Balance one one leg choose a ‘pose’ if you like, but this is kinda fun in that it doesn’t even have to be a ‘pose’. You can play tilt a whirl if you want, challenge your balance, or look for the big beautiful poses so famous in yoga magazines and social media. Try to stick with the principle of engaging with the breath in a long, slow way for 8-10 breath then repeat on the other side. Maybe you find tree pose on exhales, and something weird on the inbreath. Or just move your arms to a wide stretch and back to a prayer. The big muscles engaged will harness your nervous system’s and chemical metabolism’s attention, the balance aspect will steady your mind, the stabilization will get to core/belly/spinal movements that encourage nervous system regulation, and the realization that one thing makes a difference will leave you in a better place.

Why does this work?

Inevitably, people tend to feel a craving in the body mind for more, or at least a flush of competency. We immediately feel better. You can do more if you want, but hold to your simple commitment of one is enough. It’s more important that you repeat this tomorrow, and if you overdo today you are less likely to come back tomorrow. If you have a memorized sequence, it’s easy to roll into it. Consistency is better than intensity. Intensity has to be built up over time.

With one pose, you have hooked behavioral attention to the breath.

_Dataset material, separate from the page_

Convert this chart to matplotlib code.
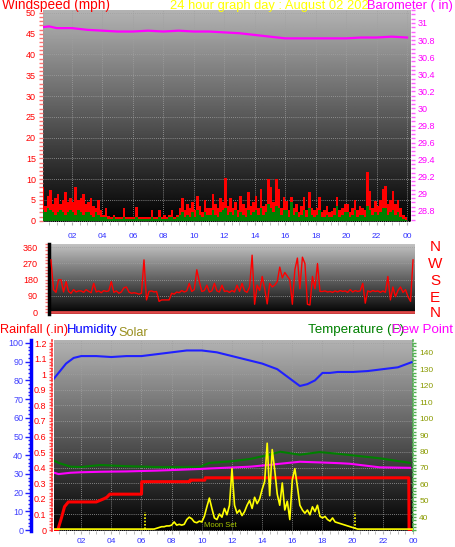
import numpy as np
import matplotlib.pyplot as plt
from matplotlib.ticker import MultipleLocator

plt.rcParams['font.family'] = ['Liberation Sans', 'DejaVu Sans']

# x axis, labels every 2 hours
hour_ticks = [2, 4, 6, 8, 10, 12, 14, 16, 18, 20, 22, 24]
hour_labels = ['02', '04', '06', '08', '10', '12', '14', '16', '18', '20', '22', '00']

# wind speed (mph), 10 minute samples
wind_gust = [
    8.0, 3.5, 6.0, 7.5, 4.0, 5.5,   6.5, 4.0, 5.0, 7.0, 4.5, 5.5,
    4.5, 8.0, 5.0, 5.5, 6.5, 4.0,   4.5, 5.5, 3.5, 3.0, 5.0, 2.5,
    1.5, 3.0, 1.2, 1.0, 1.5, 0.8,   1.0, 0.8, 3.0, 1.0, 0.8, 1.0,
    1.0, 3.3, 1.0, 0.8, 1.0, 1.0,   1.0, 2.5, 0.8, 1.0, 2.5, 1.0,
    1.5, 1.0, 1.5, 2.5, 1.0, 1.5,   3.0, 5.5, 2.5, 4.0, 3.0, 4.5,
    2.5, 6.0, 3.5, 2.0, 5.0, 3.0,   3.0, 6.5, 4.0, 3.0, 5.5, 4.5,
    10.4, 3.5, 5.5, 3.0, 4.5, 2.5,  6.0, 4.0, 3.0, 7.0, 3.5, 4.5,
    6.0, 3.0, 7.6, 3.5, 4.0, 10.0,  8.0, 4.5, 10.0, 7.6, 3.0, 5.6,
    4.8, 2.5, 5.6, 3.0, 4.0, 2.0,   3.5, 5.6, 2.5, 6.8, 3.0, 2.5,
    3.0, 5.6, 2.0, 2.5, 3.5, 2.0,   2.4, 3.0, 5.6, 2.5, 3.0, 4.0,
    4.0, 2.0, 3.0, 5.0, 2.5, 3.5,   3.0, 2.5, 11.8, 7.2, 3.0, 4.8,
    3.5, 5.0, 7.6, 8.4, 4.0, 5.0,   7.2, 4.0, 5.0, 3.0, 1.5, 0.8,
]
wind_avg = [
    2.5, 2.0, 3.0, 2.5, 2.0, 1.5,   2.0, 2.5, 2.0, 1.5, 2.0, 2.5,
    2.0, 1.5, 2.5, 2.0, 1.5, 2.0,   2.0, 1.5, 1.0, 2.0, 1.5, 1.0,
    0.8, 1.0, 0.5, 0.5, 0.8, 0.5,   0.5, 0.5, 1.0, 0.5, 0.5, 0.5,
    0.5, 1.0, 0.5, 0.5, 0.5, 0.5,   0.5, 0.8, 0.5, 0.5, 0.8, 0.5,
    0.5, 0.5, 0.8, 1.0, 0.5, 0.8,   1.5, 2.0, 1.0, 1.5, 1.0, 2.0,
    1.0, 2.5, 1.5, 1.0, 2.0, 1.5,   1.5, 2.5, 1.5, 1.0, 2.0, 2.5,
    3.0, 1.5, 2.0, 1.5, 2.5, 1.0,   2.0, 1.5, 1.0, 2.5, 1.5, 2.0,
    2.5, 1.5, 3.0, 1.5, 2.0, 4.0,   3.0, 2.0, 3.5, 3.0, 1.5, 2.5,
    2.5, 1.0, 4.5, 1.5, 2.0, 1.0,   1.5, 2.5, 1.0, 3.0, 1.5, 1.0,
    1.5, 2.5, 1.0, 1.0, 1.5, 1.0,   1.0, 1.5, 3.5, 1.0, 1.5, 2.0,
    2.0, 1.0, 1.5, 2.5, 1.0, 1.5,   1.5, 1.0, 3.5, 2.5, 1.5, 2.0,
    1.5, 2.0, 3.0, 3.0, 1.5, 2.0,   2.5, 1.5, 2.0, 1.0, 0.5, 0.3,
]

# barometer (in)
baro_hours = [0, 0.5, 1, 2, 3, 4, 5, 6, 7, 8, 9, 10, 11, 12, 13, 14, 15, 16,
              17, 18, 19, 20, 21, 22, 23, 24]
baro_in = [30.95, 30.96, 30.94, 30.94, 30.92, 30.91, 30.90, 30.90, 30.91,
           30.90, 30.91, 30.90, 30.90, 30.89, 30.88, 30.86, 30.84, 30.82,
           30.82, 30.82, 30.82, 30.82, 30.83, 30.83, 30.84, 30.83]

# wind direction (deg), 10 minute samples
wind_dir = [
    290, 125, 110, 180, 180, 112,   170, 115, 105, 125, 112, 118,
    118, 110, 125, 115, 108, 160,   112, 118, 108, 120, 115, 118,
    170, 110, 118, 105, 112, 135,   140, 112, 105, 108, 105, 100,
    105, 290, 68, 115, 118, 112,    115, 60, 68, 68, 68, 68,
    105, 100, 112, 108, 120, 112,   118, 160, 115, 125, 235, 170,
    115, 120, 150, 112, 118, 160,   118, 112, 150, 115, 118, 110,
    120, 112, 150, 115, 160, 118,   110, 140, 316, 44, 150, 120,
    198, 130, 46, 160, 140, 150,    170, 250, 190, 220, 200, 180,
    44, 235, 300, 130, 305, 270,    44, 40, 198, 130, 270, 115,
    115, 118, 112, 115, 110, 118,   112, 120, 115, 118, 110, 125,
    112, 120, 115, 118, 160, 50,    118, 112, 120, 115, 118, 110,
    118, 110, 198, 68, 140, 86,     120, 140, 110, 125, 86, 60,
    290,
]

# rainfall (in)
rain_hours = [0, 0.45, 0.7, 0.9, 1.15, 3.0, 3.25, 3.5, 3.7, 3.9, 6.0, 6.02,
              9.2, 9.22, 10.2, 10.22, 23.72, 23.74, 24]
rain_in = [0, 0, 0.08, 0.15, 0.18, 0.18, 0.19, 0.2, 0.21, 0.23, 0.23, 0.31,
           0.31, 0.32, 0.32, 0.335, 0.335, 0, 0]

# humidity (%)
hum_hours = [0, 0.5, 1, 1.5, 2, 3, 4, 5, 6, 7, 8, 9, 10, 11, 12, 13, 14, 15,
             15.5, 16, 16.5, 17, 17.5, 18, 18.5, 19, 20, 21, 22, 23, 24]
humidity = [79, 84, 89, 92, 93, 93, 92.5, 93, 93, 94, 95, 96, 96, 95, 93, 91,
            89, 86, 83, 80, 77, 78, 80, 84, 84, 84.5, 84.5, 85, 86, 87, 90]

# temperature / dew point (F)
th_hours = [0, 0.5, 1.3, 2, 3.3, 5, 7, 8.5, 9.9, 10.5, 12, 13.2, 14.5, 15.2,
            16.5, 17.8, 19.2, 19.8, 21.8, 23.8]
temp_f = [75.4, 73, 70.7, 70.5, 71.7, 71, 70.5, 70.5, 70.7, 73, 74, 75.4, 78,
          79.8, 78, 79.6, 78.4, 77.8, 75.8, 73]
dew_f = [67.6, 66.2, 67, 67.3, 67.6, 67.8, 68.3, 68.8, 69.3, 69.6, 70.2, 70.7,
         71.8, 72.5, 73.7, 73.3, 72.8, 72.5, 70.3, 70]

# solar (W/m2), 10 minute samples
solar = [0] * 42 + [
    5, 10, 15, 15, 20, 20,          25, 45, 25, 30, 25, 30,
    60, 75, 65, 45, 40, 50,         45, 80, 140, 195, 130, 70,
    60, 95, 75, 130, 90, 150,       380, 150, 100, 120, 85, 110,
    150, 180, 130, 200, 160, 190,   250, 300, 540, 210, 500, 370,
    220, 150, 290, 120, 175, 60,    310, 380, 270, 150, 120, 100,
    120, 90, 140, 110, 150, 80,     70, 80, 60, 50, 70, 45,
    40, 35, 30, 25, 20, 15,         10, 5, 0, 0, 0, 0,
] + [0] * 19
sun_marks = [6.23, 20.16]

W, H = 456, 547
fig = plt.figure(figsize=(W / 100, H / 100), dpi=100)
fig.patch.set_facecolor('white')


def box(l, t, r, b):
    return [l / W, 1 - b / H, (r - l) / W, (b - t) / H]


def shade(ax, top=0.72):
    grad = np.linspace(0.0, top, 256)[:, None]
    ax.imshow(grad, extent=(0, 1, 0, 1), transform=ax.transAxes, origin='lower',
              cmap='gray', vmin=0, vmax=1, aspect='auto', zorder=0)


def hide_spines(ax):
    for s in ax.spines.values():
        s.set_visible(False)


grid_kw = dict(color='#a0a0a0', linestyle=(0, (1, 1.5)), linewidth=0.6)

# ---------------- wind speed / barometer ----------------
ax1 = fig.add_axes(box(43, 10, 411, 222))
shade(ax1, 0.70)
edges = np.arange(len(wind_gust) + 1) / 6
ax1.stairs(wind_gust, edges, fill=True, color='#ff0000', zorder=2)
ax1.stairs(wind_avg, edges, fill=True, color='#008000', zorder=3)
ax1.set_xlim(0.1, 24.26)
ax1.set_ylim(-0.3, 50.7)
ax1.set_yticks(range(0, 51, 5))
ax1.yaxis.set_minor_locator(MultipleLocator(1))
ax1.tick_params(axis='y', which='both', colors='#ff7070', labelcolor='#ff0000',
                labelsize=6.5, length=3, width=1, pad=2)
ax1.set_xticks(hour_ticks, hour_labels)
ax1.xaxis.set_minor_locator(MultipleLocator(0.5))
ax1.tick_params(axis='x', which='both', colors='#b0b0b0', labelcolor='#3030ff',
                labelsize=6, length=2, pad=6)
ax1.grid(True, **grid_kw)
ax1.set_axisbelow(True)
hide_spines(ax1)

ax1b = ax1.twinx()
ax1b.plot(baro_hours, baro_in, color='#ff00ff', lw=1.6)
ax1b.set_ylim(28.671, 31.152)
bt = [28.8, 29.0, 29.2, 29.4, 29.6, 29.8, 30.0, 30.2, 30.4, 30.6, 30.8, 31.0]
ax1b.set_yticks(bt, ['%g' % v for v in bt])
ax1b.yaxis.set_minor_locator(MultipleLocator(0.05))
ax1b.tick_params(axis='y', which='both', colors='#ff60ff', labelcolor='#ff00ff',
                 labelsize=6.5, length=3, width=1, pad=2)
hide_spines(ax1b)

# ---------------- wind direction ----------------
ax2 = fig.add_axes(box(49, 244, 415, 314))
shade(ax2, 0.76)
ax2.plot(np.arange(len(wind_dir)) / 6, wind_dir, color='#ff0000', lw=1.0, zorder=3)
ax2.axhline(0, color='#e04848', lw=2, zorder=2)
ax2.set_xlim(-0.13, 24.13)
ax2.set_ylim(-10, 378)
ax2.set_xticks([])
ax2.set_yticks([0, 90, 180, 270, 360])
ax2.yaxis.set_minor_locator(MultipleLocator(18))
ax2.tick_params(axis='y', which='both', colors='#ff7070', labelcolor='#ff0000',
                labelsize=6.5, length=3, width=1, pad=5)
ax2.grid(True, axis='y', **grid_kw)
ax2.set_axisbelow(True)
hide_spines(ax2)
ax2.spines['left'].set_visible(True)
ax2.spines['left'].set_color('black')
ax2.spines['left'].set_linewidth(2.5)

for letter, yp in zip(['N', 'W', 'S', 'E', 'N'], [247, 264, 281, 298, 313]):
    fig.text(435 / W, 1 - yp / H, letter, color='#ff0000', fontsize=11,
             ha='center', va='center')

# ---------------- rain / humidity / temperature / solar ----------------
ax3 = fig.add_axes(box(54, 340, 413, 531))
shade(ax3, 0.70)
ax3.plot(rain_hours, rain_in, color='#ff0000', lw=2.2, zorder=4)
ax3.set_xlim(0.2, 24.0)
ax3.set_ylim(-0.0064, 1.2193)
rt = [0, 0.1, 0.2, 0.3, 0.4, 0.5, 0.6, 0.7, 0.8, 0.9, 1.0, 1.1, 1.2]
ax3.set_yticks(rt, ['%g' % v for v in rt])
ax3.yaxis.set_minor_locator(MultipleLocator(0.02))
ax3.tick_params(axis='y', which='both', colors='#ff5050', labelcolor='#ff0000',
                labelsize=6.5, length=2.5, width=1, pad=1.5)
ax3.set_xticks(hour_ticks, hour_labels)
ax3.xaxis.set_minor_locator(MultipleLocator(0.5))
ax3.tick_params(axis='x', which='both', colors='#b0b0b0', labelcolor='#3030ff',
                labelsize=6, length=2, pad=3)
ax3.grid(True, **grid_kw)
ax3.set_axisbelow(True)
hide_spines(ax3)
ax3.spines['left'].set_visible(True)
ax3.spines['left'].set_position(('outward', 1.4))
ax3.spines['left'].set_color('#ff3030')
ax3.spines['left'].set_linestyle((0, (1.5, 1.5)))
ax3.spines['left'].set_linewidth(1.2)

axh = ax3.twinx()
axh.plot(hum_hours, humidity, color='#2020ff', lw=1.5)
axh.set_ylim(-0.53, 101.6)
axh.yaxis.tick_left()
axh.set_yticks(range(0, 101, 10))
axh.yaxis.set_minor_locator(MultipleLocator(2))
axh.tick_params(axis='y', which='major', length=4)
axh.tick_params(axis='y', which='minor', length=2)
axh.tick_params(axis='y', which='both', colors='#2020ff', labelcolor='#4040ff',
                labelsize=6.5, width=1, pad=1.5)
hide_spines(axh)
axh.spines['left'].set_visible(True)
axh.spines['left'].set_position(('outward', 16.6))
axh.spines['left'].set_color('#0000ff')
axh.spines['left'].set_linewidth(2.5)

axt = ax3.twinx()
axt.plot(th_hours, temp_f, color='#008000', lw=1.5)
axt.plot(th_hours, dew_f, color='#ff00ff', lw=1.5)
axt.set_ylim(31.5, 147.9)
axt.set_yticks(range(40, 141, 10))
axt.yaxis.set_minor_locator(MultipleLocator(2))
axt.tick_params(axis='y', which='both', colors='#50b050', labelcolor='#8a9a00',
                labelsize=6, length=2.5, width=1, pad=2)
hide_spines(axt)
axt.spines['right'].set_visible(True)
axt.spines['right'].set_color('#50b050')
axt.spines['right'].set_linestyle((0, (1.5, 1.5)))
axt.spines['right'].set_linewidth(1.2)

axs = ax3.twinx()
axs.plot(np.arange(len(solar)) / 6, solar, color='#ffff00', lw=1.2)
axs.vlines(sun_marks, 0, 105, colors='#ffff00', linestyles=(0, (1, 1)), lw=1.2)
axs.text(11.2, 20, 'Moon Set', color='#a8c800', fontsize=5.5, ha='center', va='center')
axs.set_ylim(-12, 1189)
axs.axis('off')

# ---------------- titles ----------------
fig.text(2 / W, 1 - 9 / H, 'Windspeed (mph)', color='#ff0000', fontsize=9.8, va='baseline')
fig.text(170 / W, 1 - 9 / H, '24 hour graph day : August 02 202', color='#ffff00',
         fontsize=9.3, va='baseline')
fig.text(367 / W, 1 - 9 / H, 'Barometer ( in)', color='#ff00ff', fontsize=9.3, va='baseline')

fig.text(0, 1 - 333 / H, 'Rainfall (.in)', color='#ff0000', fontsize=9.2, va='baseline')
fig.text(67 / W, 1 - 333 / H, 'Humidity', color='#0000ff', fontsize=9.4, va='baseline')
fig.text(118 / W, 1 - 336.5 / H, 'Solar', color='#9a9020', fontsize=9.2, va='baseline')
fig.text(308 / W, 1 - 333 / H, 'Temperature (F)', color='#008000', fontsize=9.6, va='baseline')
fig.text(392 / W, 1 - 333 / H, 'Dew Point (', color='#ff00ff', fontsize=9.6, va='baseline')

fig.savefig('out.png', dpi=100)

You’ve deepened that mind-breath connection to include some movement.

And you have meet your own needs, honored your commitment to yourself, shifted gears completely.

If, just if, you can hook this one pose to the same time each day you’ll be harmonizing with all sorts of neuroscience about time, stress, and agency.

Dork stuff: what is allostatic load?

It helps to recognize that there are diffrent kinds of stress. Some is personal (work, family trouble, disease, job loss, moving, grief) and some is impersonal (social strain, uncertainty, pervasive fear).

Beyond even that, there is something known as allostatic load. Allostatic load is a concept articulated by neuroendocrinologist Bruce McEwen and psychologist Eliot Steller in 1993. It's the price the body pays for adapting to stress, the biological consequences of prolonged stress responses.  Stress isn’t necessarily bad, and our bodies respond to stress positively. However, if the body’s stress responses are turned on too frequently, for too long a period of time, a kind of wear and tear begins to happen. The response systems become disregualted. Depending on who we are and what we’re starting from, allostatic load may effect blood pressure and cardiovascular mechanisms in the body, cholesterol levels, blood sugar, cortisol levels, and a whole litany of inflammatory markers. Mood, concentration, sleep, and appetite bear the consequences.

Rebuilding our resilience - aka our capacity to do hard things - is vital for long term outcomes, but it’s also a way to immediately feel better.

Try it. As always, if you want support and guidance, I’m here.